Resolution Execution time CPU (ms) Execution time PVA (ms) Power consumption CPU only (W) Power consumption PVA (W)
1280x720 0.309 0.04865 8.75 3.21
1920x1080 0.675 0.10678 9.14 3.27
3840x2160 2.51 0.4061 9.54 3.24
Fig 1. Bit shifting execution time. The execution time shows the runtime to complete a transformation on a 16-bit image to an 8-bit image using one CPU core and two VPUs.


This downscales a single-channel image from 16-bit to 8-bit. To match the latency of the PVA, it is required to use six ARM cores.

Radial Lens Shading Correction

Corrects vignetting or intensity falloff from the center to the edges of an image caused by lens characteristics. It’s implemented using radial correction maps that are efficiently processed on the PVA.

Average performance measurements are shown in the following table for the most common resolutions. Measurements are shown for an optimized implementation of the algorithm, and all results are in milliseconds. Additionally, power consumption measurements are shown in watts. Performance measurements can also be observed in the attached graph.

Radial Lens Shading correction execution time and power consumption. The execution time shows the runtime to process an RGB24 image using an 8-bit fixed-point correction. The execution time measurement uses one CPU core and two VPUs. The power consumption is iso-latency measurements, where the CPU uses four cores to match the PVA latency.
Resolution Execution time CPU (ms) Execution time PVA (ms) Power consumption CPU only (W) Power consumption CPU and PVA (W)
1280x720 1.56 0.145 8.4 3.69
1920x1080 3.5 0.330 7.6 3.61
3840x2160 13.8 1.402 7.2 3.57
Fig 2. Radial Lens Shading correction execution time. The execution time shows the runtime to process an RGB24 image using an 8-bit fixed-point correction. The execution time measurement uses one CPU core and two VPUs.

The measurements were done with:

  • 8-bit Fixed-point correction maps (including channels)
  • RGB images (RGB24) - 8-bit per channel
  • ARM CPU requires four ARM cores to match the PVA latency.

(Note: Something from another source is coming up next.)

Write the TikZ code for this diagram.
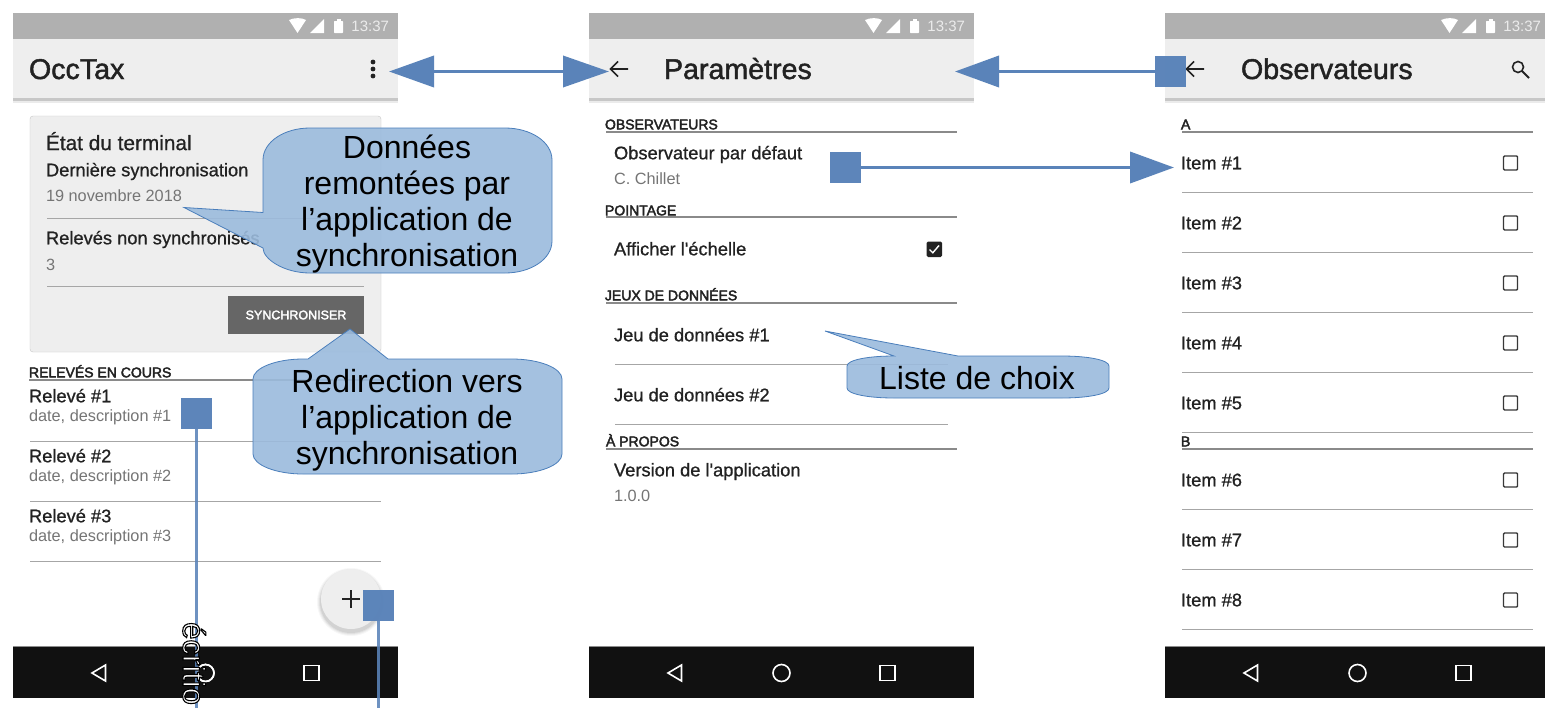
\documentclass[tikz,border=0pt]{standalone}
\usepackage{fontspec}
\setmainfont{Liberation Sans}[Ligatures=TeXOff]
\usetikzlibrary{arrows.meta}
\definecolor{txtA}{HTML}{222222}
\definecolor{txtB}{HTML}{757575}
\definecolor{barG}{HTML}{B0B0B0}
\definecolor{toolG}{HTML}{EEEEEE}
\definecolor{navK}{HTML}{111111}
\definecolor{sepG}{HTML}{A6A6A6}
\definecolor{secG}{HTML}{8A8A8A}
\definecolor{callF}{HTML}{9BBBDD}
\definecolor{callD}{HTML}{4A7EBB}
\definecolor{conn}{HTML}{5A83B9}
\newcommand{\heavy}[2]{\special{pdf:code 2 Tr #1 w}#2\special{pdf:code 0 Tr 0 w}}
\newcommand{\outlined}[1]{\special{pdf:code 2 Tr 1.1 w 0 0 0 RG}#1\special{pdf:code 0 Tr 0 w}}
\newcounter{tn}
\newcommand{\lbl}[4]{\stepcounter{tn}\node[lab,#1] (t\thetn) at (#2,#3) {#4};}
\newcommand{\rowsep}[3]{\draw[rowline] (#1,#3) -- (#2,#3);}
\newcommand{\secsep}[3]{\draw[secline] (#1,#3) -- (#2,#3);}
\newcommand{\chrome}[2]{%
 \begin{scope}[xshift=#1pt]
  \fill[barG] (0,13) rectangle (385,39);
  \fill[toolG] (0,39) rectangle (385,98);
  \fill[black!22] (0,98) rectangle (385,101);
  \fill[black!8] (0,101) rectangle (385,103);
  \fill[white] (276,20) .. controls (281,17.5) and (289,17.5) .. (293,20) -- (284.500,33) -- cycle;
  \fill[white] (297,33) -- (311,19) -- (311,33) -- cycle;
  \fill[white,rounded corners=.6pt] (321,21) rectangle (330,33);
  \fill[white] (323.500,19) rectangle (327.500,21);
  \node[inner sep=0pt,outer sep=0pt,anchor=east,text=white!92!black,font=\fontsize{15}{16}\selectfont] (#2time) at (376,26) {13:37};
  \fill[navK] (0,647) rectangle (385,698);
  \fill[black!45] (0,646) rectangle (385,647);
  \draw[white,line width=1.6pt,line join=miter] (92.500,665) -- (92.500,681) -- (79,673) -- cycle;
  \draw[white,line width=1.6pt] (192.500,673) circle (8.5);
  \draw[white,line width=1.6pt] (291,665.500) rectangle (306,680.500);
 \end{scope}}
\newcommand{\cbox}[2]{\draw[draw=txtA!90,line width=1.4pt,rounded corners=1pt] (#1-7,#2-7) rectangle (#1+7,#2+7);}
\newcommand{\backarrow}[2]{\draw[txtA,line width=1.6pt] (#1+9,#2) -- (#1-8,#2) (#1-1,#2-7.500) -- (#1-8.500,#2) -- (#1-1,#2+7.500);}
\tikzset{
 lab/.style={anchor=base west,yshift=-6.3pt,inner sep=0pt,outer sep=0pt,text=txtA,font=\fontsize{18.300}{20}\selectfont},
 title/.style={yshift=-3.7pt,font=\fontsize{28.600}{30}\selectfont},
 sub/.style={text=txtB,yshift=0.2pt,font=\fontsize{16.300}{18}\selectfont},
 sect/.style={yshift=1pt,font=\fontsize{14}{16}\selectfont},
 rowline/.style={draw=sepG,line width=1pt},
 secline/.style={draw=secG,line width=1.5pt},
 bubble/.style={fill=callF,fill opacity=.9,draw=callD,line width=.8pt},
 bubtext/.style={inner sep=0pt,text=black,align=center,font=\fontsize{32}{36}\selectfont},
 handle/.style={draw=none,fill=conn,fill opacity=.98,minimum size=31pt,inner sep=0pt,outer sep=0pt},
 link/.style={draw=conn,line width=3.700pt},
 bigtip/.style={-{Triangle[length=44pt,width=31pt,fill=conn]}},
 bigtips/.style={{Triangle[length=45pt,width=31pt,fill=conn]}-{Triangle[length=46pt,width=31pt,fill=conn]}},
}
\begin{document}
\begin{tikzpicture}[x=1pt,y=-1pt]
\useasboundingbox (0,0) rectangle (1545,707);
\clip (0,0) rectangle (1545,707);
\fill[white] (0,0) rectangle (1545,707);
\chrome{13}{a}
\chrome{589}{b}
\chrome{1165}{c}
% ---------- screen 1
\lbl{title}{29}{69}{\heavy{.45}{OccTax}}
\fill[txtA] (373,62) circle (2.4) (373,69) circle (2.4) (373,76) circle (2.4);
\draw[draw=black!22,fill=toolG,rounded corners=3pt] (30,116) rectangle (381,352);
\lbl{yshift=-0.8pt,font=\fontsize{20.8}{24}\selectfont}{46}{143}{\heavy{.15}{État du terminal}}
\lbl{}{46}{170}{\heavy{.15}{Dernière synchronisation}}
\lbl{sub}{46}{195}{19 novembre 2018}
\rowsep{47}{364}{218}
\lbl{}{46}{238}{\heavy{.15}{Relevés non synchronisés}}
\lbl{sub}{46}{264}{3}
\rowsep{47}{364}{286}
\fill[black!60] (228,296) rectangle (364,334);
\node[inner sep=0pt,outer sep=0pt,anchor=center,text=white,font=\fontsize{12.5}{14}\selectfont] (syncbtn) at (296,315) {\heavy{.3}{SYNCHRONISER}};
\lbl{sect}{29}{372}{\heavy{.4}{RELEVÉS EN COURS}}
\secsep{29}{381}{380}
\lbl{}{29}{396}{\heavy{.15}{Relevé \#1}}
\lbl{sub}{29}{415}{date, description \#1}
\rowsep{30}{381}{441}
\lbl{}{29}{456}{\heavy{.15}{Relevé \#2}}
\lbl{sub}{29}{475}{date, description \#2}
\rowsep{30}{381}{501}
\lbl{}{29}{516}{\heavy{.15}{Relevé \#3}}
\lbl{sub}{29}{535}{date, description \#3}
\rowsep{30}{381}{561}
\foreach \r/\o in {34/.03,33/.04,32/.05,31/.06}{\fill[black,opacity=\o] (351,602) circle (\r);}
\fill[toolG] (351,599) circle (30);
\draw[txtA,line width=2.2pt] (342,599) -- (360,599) (351,590) -- (351,608);
\draw[white,line width=1.6pt] (205.500,673) circle (8.5);
% ---------- screen 2
\backarrow{619}{69}
\lbl{title}{664}{69}{\heavy{.45}{Paramètres}}
\lbl{sect}{605}{124}{\heavy{.4}{OBSERVATEURS}}
\secsep{606}{957}{132}
\lbl{}{614}{153}{\heavy{.15}{Observateur par défaut}}
\lbl{sub}{614}{178}{C. Chillet}
\lbl{sect}{605}{210}{\heavy{.4}{POINTAGE}}
\secsep{606}{957}{217}
\lbl{}{614}{249}{\heavy{.15}{Afficher l'échelle}}
\fill[txtA,rounded corners=1.5pt] (926.500,241.500) rectangle (942,257);
\draw[white,line width=1.4pt] (929.500,249.500) -- (932.800,252.800) -- (939,245.500);
\lbl{sect}{605}{295}{\heavy{.4}{JEUX DE DONNÉES}}
\secsep{606}{957}{303}
\lbl{}{614}{335}{\heavy{.15}{Jeu de données \#1}}
\rowsep{615}{948}{364}
\lbl{}{614}{395}{\heavy{.15}{Jeu de données \#2}}
\rowsep{615}{948}{424}
\lbl{sect}{606}{441}{\heavy{.4}{À PROPOS}}
\secsep{606}{957}{449}
\lbl{}{614}{470}{\heavy{.15}{Version de l'application}}
\lbl{sub}{614}{495}{1.0.0}
% ---------- screen 3
\backarrow{1195}{69}
\lbl{title}{1241}{69}{\heavy{.45}{Observateurs}}
\draw[txtA,line width=1.6pt] (1518,67) circle (5.5);
\draw[txtA,line width=2pt] (1522,71) -- (1529,78);
\lbl{sect}{1181}{124}{\heavy{.4}{A}}
\secsep{1182}{1533}{132}
\foreach \n/\ty/\ly in {1/163/192,2/223/252,3/283/312,4/343/372,5/403/432,6/480/509,7/540/569,8/600/629}{
 \lbl{}{1181}{\ty}{\heavy{.15}{Item \#\n}}
 \cbox{1510.500}{\ty}
 \rowsep{1182}{1533}{\ly}
}
\lbl{sect}{1181}{441}{\heavy{.4}{B}}
\secsep{1182}{1533}{449}
% ---------- callouts
\draw[bubble] (263,160) .. controls (263,142) and (284,128) .. (310,128) -- (505,128) .. controls (531,128) and (552,142) .. (552,160) -- (552,241) .. controls (552,259) and (531,273) .. (505,273) -- (310,273) .. controls (284,273) and (263,259) .. (263,248) -- (184,207.500) -- (263,212.500) -- cycle;
\node[bubtext] (call1) at (407,204) {Données\\remontées par\\l’application de\\synchronisation};
\draw[bubble] (253,379) .. controls (253,368) and (276,359) .. (303,359) -- (308,359) -- (350,329) -- (388,359) -- (512,359) .. controls (539,359) and (562,368) .. (562,379) -- (562,454) .. controls (562,465) and (539,474) .. (512,474) -- (303,474) .. controls (276,474) and (253,465) .. (253,454) -- cycle;
\node[bubtext] (call2) at (407,420) {Redirection vers\\l’application de\\synchronisation};
\draw[bubble] (847,366) .. controls (847,360) and (868,356) .. (894,356) -- (825,331) -- (958,356) -- (1062,356) .. controls (1088,356) and (1109,360) .. (1109,366) -- (1109,388) .. controls (1109,394) and (1088,398) .. (1062,398) -- (894,398) .. controls (868,398) and (847,394) .. (847,388) -- cycle;
\node[bubtext] (call3) at (977,378) {Liste de choix};
% ---------- connectors
\coordinate (menu) at (389,71.500);
\coordinate (back) at (609,71.500);
\draw[link,bigtips] (menu) -- (back);
\node[handle] (hobs) at (1170,71.500) {};
\coordinate (scr2) at (955,71.500);
\draw[link,bigtip] (hobs) -- (scr2);
\node[handle] (hdef) at (845.500,167.500) {};
\coordinate (item) at (1174,167.500);
\draw[link,bigtip] (hdef) -- (item);
\node[handle] (hrel) at (196.500,413.500) {};
\coordinate (relend) at (196.500,720);
\draw[link,draw opacity=.88] (hrel) -- (relend);
\node[handle] (hfab) at (378.500,605.500) {};
\coordinate (fabend) at (378.500,720);
\draw[link,draw opacity=.88] (hfab) -- (fabend);
\node[inner sep=0pt,rotate=-90,anchor=base west,text=white,font=\fontsize{31}{36}\selectfont] (ecrW) at (183,622) {\outlined{écritio}};
\end{tikzpicture}
\end{document}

Colour Space Conversion (RGBA-Gray)

Transforms image data from one color space to another (e.g., RGB to YUV). It’s essential for encoding, display pipelines, and transmission where non-RGB formats are used.

These implementations showcase how RidgeRun leverages the PVA to create real-time, power-efficient vision pipelines suitable for embedded systems under tight performance constraints.

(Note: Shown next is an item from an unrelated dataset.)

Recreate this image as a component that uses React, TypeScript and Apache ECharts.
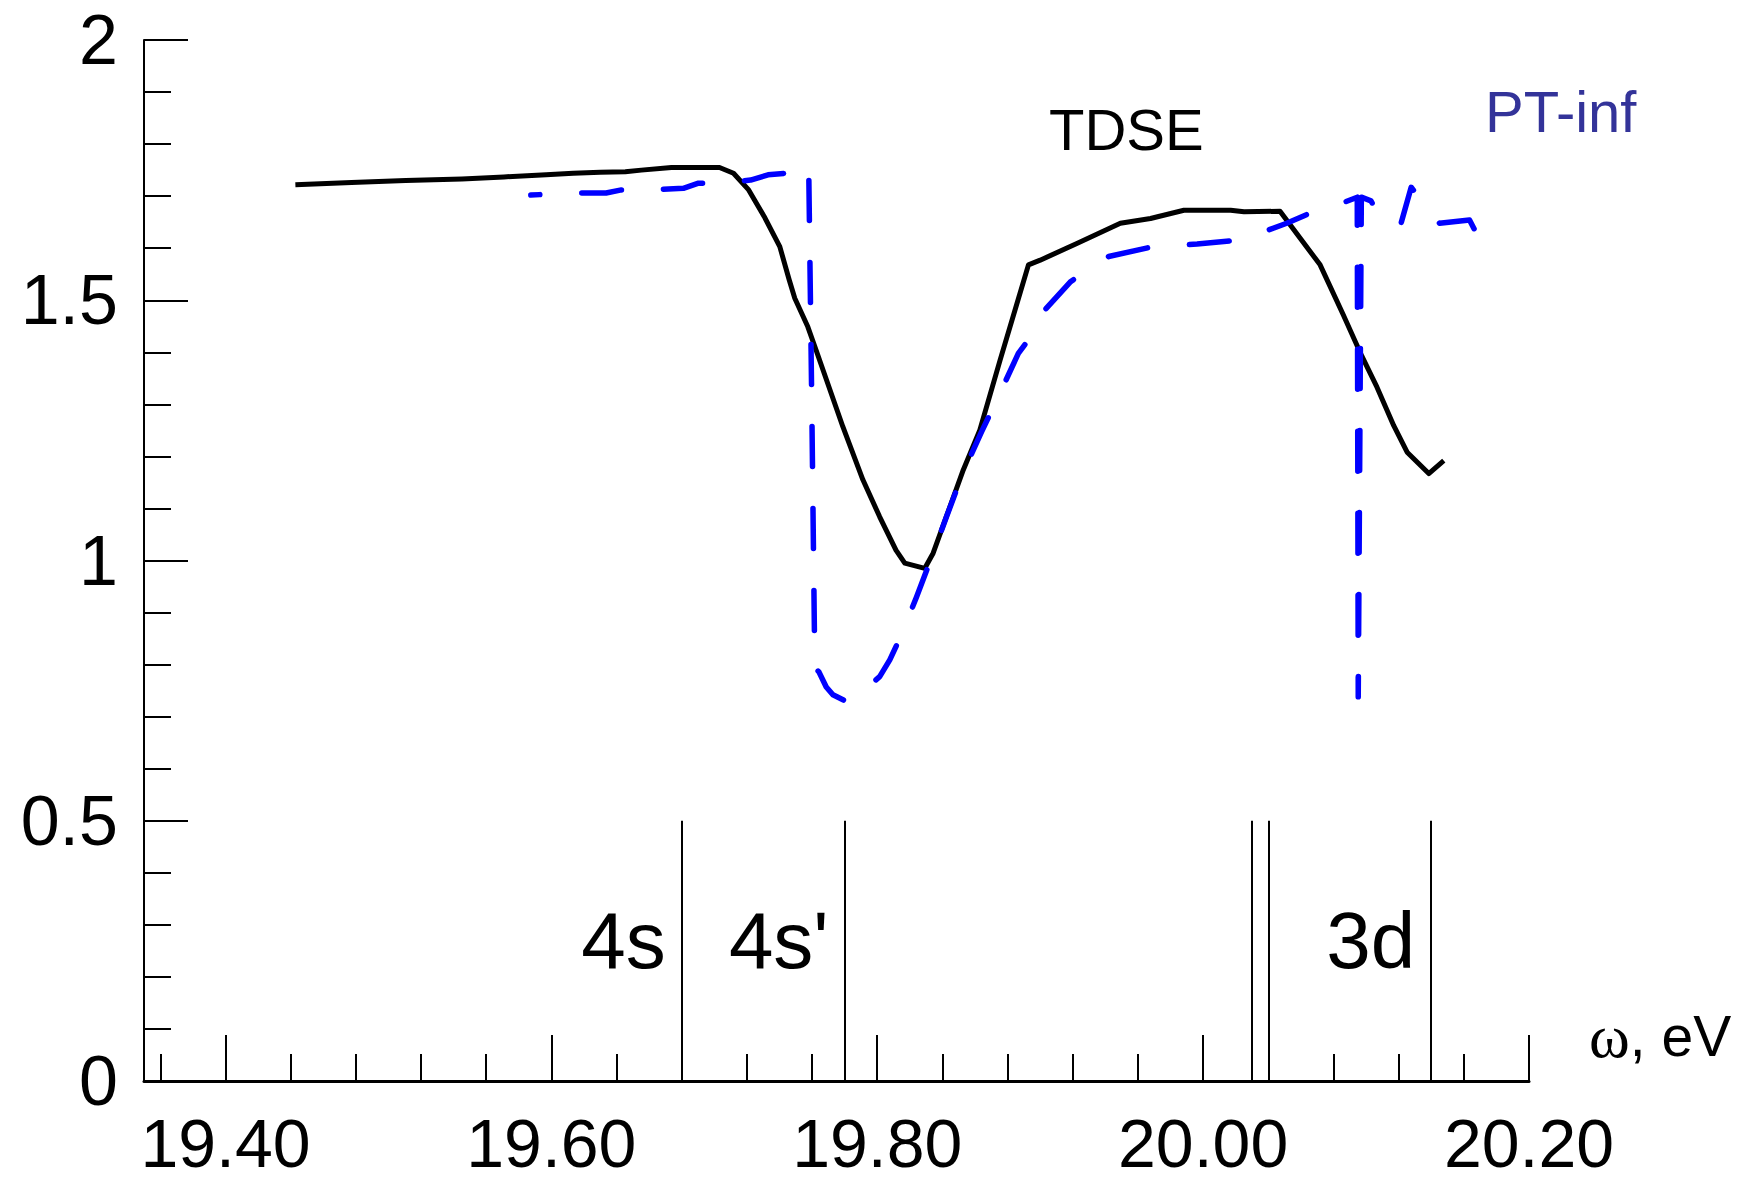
import { useEffect, useRef } from "react";
import * as echarts from "echarts";

// Photon energy range (eV) and response range
const X_MIN = 19.35;
const X_MAX = 20.2;
const Y_MIN = 0;
const Y_MAX = 2;
const Y_STEP = 0.5;

// Axis tick positions on the energy axis
const X_MAJOR_TICKS = [19.4, 19.6, 19.8, 20.0, 20.2];
const X_MINOR_TICKS = [
  19.36, 19.44, 19.48, 19.52, 19.56, 19.64, 19.68, 19.72, 19.76, 19.84, 19.88,
  19.92, 19.96, 20.04, 20.08, 20.12, 20.16,
];

// TDSE result
const TDSE_EV = [
  19.4429, 19.4774, 19.5106, 19.5451, 19.5709, 19.5968, 19.6134, 19.63, 19.6454,
  19.6552, 19.6737, 19.7032, 19.7118, 19.7211, 19.7306, 19.7402, 19.746, 19.7494,
  19.7574, 19.7625, 19.7789, 19.7912, 19.8015, 19.8115, 19.8169, 19.8292, 19.8343,
  19.8528, 19.863, 19.8754, 19.8928, 19.9, 19.9225, 19.9492, 19.9677, 19.9882,
  20.0169, 20.0251, 20.0472, 20.0718, 20.086, 20.0975, 20.1067, 20.117, 20.1252,
  20.1385, 20.1477,
];
const TDSE_VAL = [
  1.722, 1.726, 1.73, 1.733, 1.737, 1.741, 1.744, 1.746, 1.747, 1.75, 1.755,
  1.755, 1.744, 1.712, 1.661, 1.603, 1.539, 1.504, 1.449, 1.404, 1.257, 1.155,
  1.084, 1.02, 0.995, 0.985, 1.014, 1.174, 1.251, 1.385, 1.568, 1.577, 1.609,
  1.648, 1.657, 1.673, 1.673, 1.67, 1.671, 1.568, 1.472, 1.392, 1.333, 1.259,
  1.208, 1.167, 1.192,
];

// Perturbation theory (PT-inf) result
const PTINF_EV = [
  19.5874, 19.6111, 19.6336, 19.643, 19.6573, 19.681, 19.6903, 19.7046, 19.7223,
  19.733, 19.7437, 19.7448, 19.758, 19.7598, 19.7617, 19.7642, 19.7687, 19.7728,
  19.783, 19.8015, 19.8077, 19.8148, 19.824, 19.8343, 19.8425, 19.8528, 19.864,
  19.8763, 19.8866, 19.894, 19.901, 19.9184, 19.9286, 19.942, 19.9677, 19.9963,
  20.0237, 20.0513, 20.0712, 20.0856, 20.0946, 20.0952, 20.0971, 20.103, 20.1102,
  20.1153, 20.1215, 20.1277, 20.1451, 20.1635, 20.1677, 20.1728, 20.182,
];
const PTINF_VAL = [
  1.702, 1.706, 1.706, 1.712, 1.712, 1.715, 1.725, 1.725, 1.731, 1.741, 1.744,
  1.763, 1.741, 1.308, 0.794, 0.786, 0.757, 0.742, 0.726, 0.777, 0.809, 0.857,
  0.929, 1.014, 1.084, 1.17, 1.247, 1.328, 1.398, 1.429, 1.475, 1.535, 1.558,
  1.584, 1.602, 1.608, 1.616, 1.648, 1.675, 1.687, 1.698, 0.738, 1.698, 1.691,
  1.651, 1.656, 1.648, 1.717, 1.648, 1.654, 1.629, 1.635, 1.621,
];

// Atomic levels marked along the energy axis
const LEVEL_EV = [19.68, 19.78, 20.03, 20.04, 20.14];
const LEVEL_TOP = 0.5;
const LEVEL_NAMES = ["4s", "4s'", "3d"];
const LEVEL_NAME_EV = [19.68, 19.78, 20.14];
const LEVEL_NAME_VAL = 0.27;

const SANS = "'Liberation Sans', Arial, sans-serif";
const PT_DASH = [40, 42];

function zip(xs: number[], ys: number[]) {
  return xs.map((x, i) => [x, ys[i]]);
}

export default function App() {
  const ref = useRef<HTMLDivElement>(null);

  useEffect(() => {
    if (!ref.current) return;
    const chart = echarts.init(ref.current, null, { renderer: "svg" });

    const black = { color: "#000", width: 2 };

    chart.setOption({
      animation: false,
      backgroundColor: "#fff",
      grid: { left: 144, right: 215, top: 40, bottom: 99, containLabel: false },
      xAxis: [
        {
          type: "value",
          min: X_MIN,
          max: X_MAX,
          position: "bottom",
          axisLine: { show: true, lineStyle: { color: "#000", width: 3 } },
          axisTick: {
            show: true,
            inside: true,
            length: 46,
            customValues: X_MAJOR_TICKS,
            lineStyle: black,
          },
          axisLabel: {
            show: true,
            customValues: X_MAJOR_TICKS,
            formatter: (v: number) => v.toFixed(2),
            fontFamily: SANS,
            fontSize: 68,
            color: "#000",
            margin: 28,
            hideOverlap: false,
          },
          splitLine: { show: false },
          name: "{w|ω}{t|, eV}",
          nameLocation: "end",
          nameGap: 60,
          nameTextStyle: {
            align: "left",
            verticalAlign: "bottom",
            padding: [0, 0, 14, 0],
            rich: {
              w: { fontFamily: "'Liberation Serif', serif", fontSize: 62, color: "#000" },
              t: { fontFamily: SANS, fontSize: 57, color: "#000" },
            },
          },
        },
        {
          type: "value",
          min: X_MIN,
          max: X_MAX,
          position: "bottom",
          axisLine: { show: false },
          axisTick: {
            show: true,
            inside: true,
            length: 27,
            customValues: X_MINOR_TICKS,
            lineStyle: black,
          },
          axisLabel: { show: false },
          splitLine: { show: false },
        },
      ],
      yAxis: {
        type: "value",
        min: Y_MIN,
        max: Y_MAX,
        interval: Y_STEP,
        axisLine: { show: true, lineStyle: { color: "#000", width: 2 } },
        axisTick: { show: true, inside: true, length: 44, lineStyle: black },
        minorTick: { show: true, splitNumber: 5, length: 27, lineStyle: black },
        axisLabel: {
          fontFamily: SANS,
          fontSize: 70,
          color: "#000",
          margin: 26,
          showMinLabel: true,
          showMaxLabel: true,
        },
        splitLine: { show: false },
      },
      graphic: [
        {
          type: "text",
          x: 1049,
          y: 129,
          style: {
            text: "TDSE",
            fill: "#000",
            font: `58px ${SANS}`,
            align: "left",
            verticalAlign: "middle",
          },
        },
        {
          type: "text",
          x: 1485,
          y: 111,
          style: {
            text: "PT-inf",
            fill: "#333399",
            font: `58px ${SANS}`,
            align: "left",
            verticalAlign: "middle",
          },
        },
      ],
      series: [
        {
          id: "levels",
          name: "levels",
          type: "scatter",
          xAxisIndex: 0,
          symbolSize: 0,
          itemStyle: { opacity: 1 },
          data: LEVEL_NAME_EV.map((e, i) => ({ value: [e, LEVEL_NAME_VAL], name: LEVEL_NAMES[i] })),
          label: {
            show: true,
            position: "left",
            distance: 16,
            formatter: (p: any) => p.name,
            fontFamily: SANS,
            fontSize: 80,
            color: "#000",
            opacity: 1,
          },
          markLine: {
            silent: true,
            symbol: "none",
            label: { show: false },
            lineStyle: { color: "#000", width: 2, type: "solid", opacity: 1 },
            data: LEVEL_EV.map((e) => [{ coord: [e, 0] }, { coord: [e, LEVEL_TOP] }]),
          },
          z: 1,
        },
        {
          id: "tdse",
          name: "TDSE",
          type: "line",
          xAxisIndex: 0,
          data: zip(TDSE_EV, TDSE_VAL),
          showSymbol: false,
          symbol: "none",
          lineStyle: { color: "#000", width: 5, join: "round" },
          z: 2,
        },
        {
          id: "ptinf",
          name: "PT-inf",
          type: "line",
          xAxisIndex: 0,
          data: zip(PTINF_EV, PTINF_VAL),
          showSymbol: false,
          symbol: "none",
          lineStyle: {
            color: "#0000ff",
            width: 5.5,
            type: PT_DASH,
            cap: "round",
            join: "round",
          },
          z: 3,
        },
      ],
    });

    // The 3d resonance dips straight down and back up along the same column;
    // shift the dash phase so the dash pattern is symmetric about the turning point
    // and the descending and ascending dashes overlap.
    let turn = 0;
    PTINF_VAL.forEach((v, i) => {
      if (PTINF_EV[i] > 20 && (turn === 0 || v < PTINF_VAL[turn])) turn = i;
    });
    const px = PTINF_EV.map((e, i) =>
      chart.convertToPixel({ xAxisIndex: 0, yAxisIndex: 0 }, [e, PTINF_VAL[i]]) as number[]
    );
    let len = 0;
    for (let i = 1; i <= turn; i++) {
      len += Math.hypot(px[i][0] - px[i - 1][0], px[i][1] - px[i - 1][1]);
    }
    const period = PT_DASH[0] + PT_DASH[1];
    const dashOffset = (((PT_DASH[0] / 2 - len) % period) + period) % period;
    chart.setOption({ series: [{ id: "ptinf", lineStyle: { dashOffset } }] });

    return () => chart.dispose();
  }, []);

  return (
    <div
      ref={ref}
      style={{ position: "fixed", left: 0, top: 0, width: 1744, height: 1180, background: "#fff" }}
    />
  );
}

Average performance measurements are shown in the following table for the most common resolutions. Measurements are shown for an optimized version of the algorithm, and all results are in milliseconds. Additionally, power consumption measurements are shown in watts. In the example measurements, an RGBA to Grayscale conversion was performed. Performance measurements can also be observed in the attached graph.

RGBA to Grayscale conversion execution time and power consumption. The execution time shows the runtime to process an RGB32 image to a GRAY8 image. The execution time measurement uses one CPU core and two VPUs. The power consumption is iso-latency measurements, where the CPU uses six cores to match the PVA latency.
Resolution Execution time CPU (ms) Execution time PVA (ms) Power consumption CPU only (W) Power consumption PVA (W)
1280x720 1.36 0.085 10.35 3.97
1920x1080 3.05 0.195 10.74 3.84
3840x2160 12.1 0.746 10.74 3.61
Fig 3. RGBA to Grayscale conversion execution time. The execution time shows the runtime to process an RGB32 image to a GRAY8 image. The execution time measurement uses one CPU core and two VPUs.

The images involved:

  • Input: RGBA32 (8-bit per channel, four channels)
  • Output: Gray8 (8-bit single channel)
  • The CPU requires six cores to match the PVA's latency.

2D Filtering (Convolution)

Applies a 2D filter using a 5x5 kernel, it can be used for general image filtering as well as showcasing general 2D convolution performance.

Average performance measurements are shown in the following table for the most common resolutions. Measurements are shown for an optimized version of the algorithm, and all results are in milliseconds. Additionally, better performance can be achieved with further optimization as shown in NVIDIA's PVA Solutions implementation of the convolution. Performance measurements can also be observed in the attached graph.

2D Filter convolution execution time and power consumption. The execution time shows the runtime to process an RGB32 image to a GRAY8 image. The execution time measurement uses one CPU core and one VPUs.
Resolution Execution time CPU (ms) Execution time PVA (ms) Power consumption CPU only (W) Power consumption PVA (W)
1280x720 52.445 1.237 TBD TBD
1920x1080 115.724 2.528 TBD TBD
3840x2160 456.973 9.975 TBD TBD
Fig 4. 2D convolution execution time. The execution time shows the runtime to process a Gray8 image for a 5x5 kernel. The execution time measurement uses one CPU core and one VPU.

The images involved:

  • Input: Gray8 (8-bit single channel)
  • Output: Gray8 (8-bit single channel)

Final Remarks

From the energy perspective, it is possible to notice that the power consumption may increase. Nevertheless, since the PVA is faster in most cases, the energy consumption and the execution time are lower overall.

The power consumption has been acquired at the entire platform level using the jetson-stats Python library.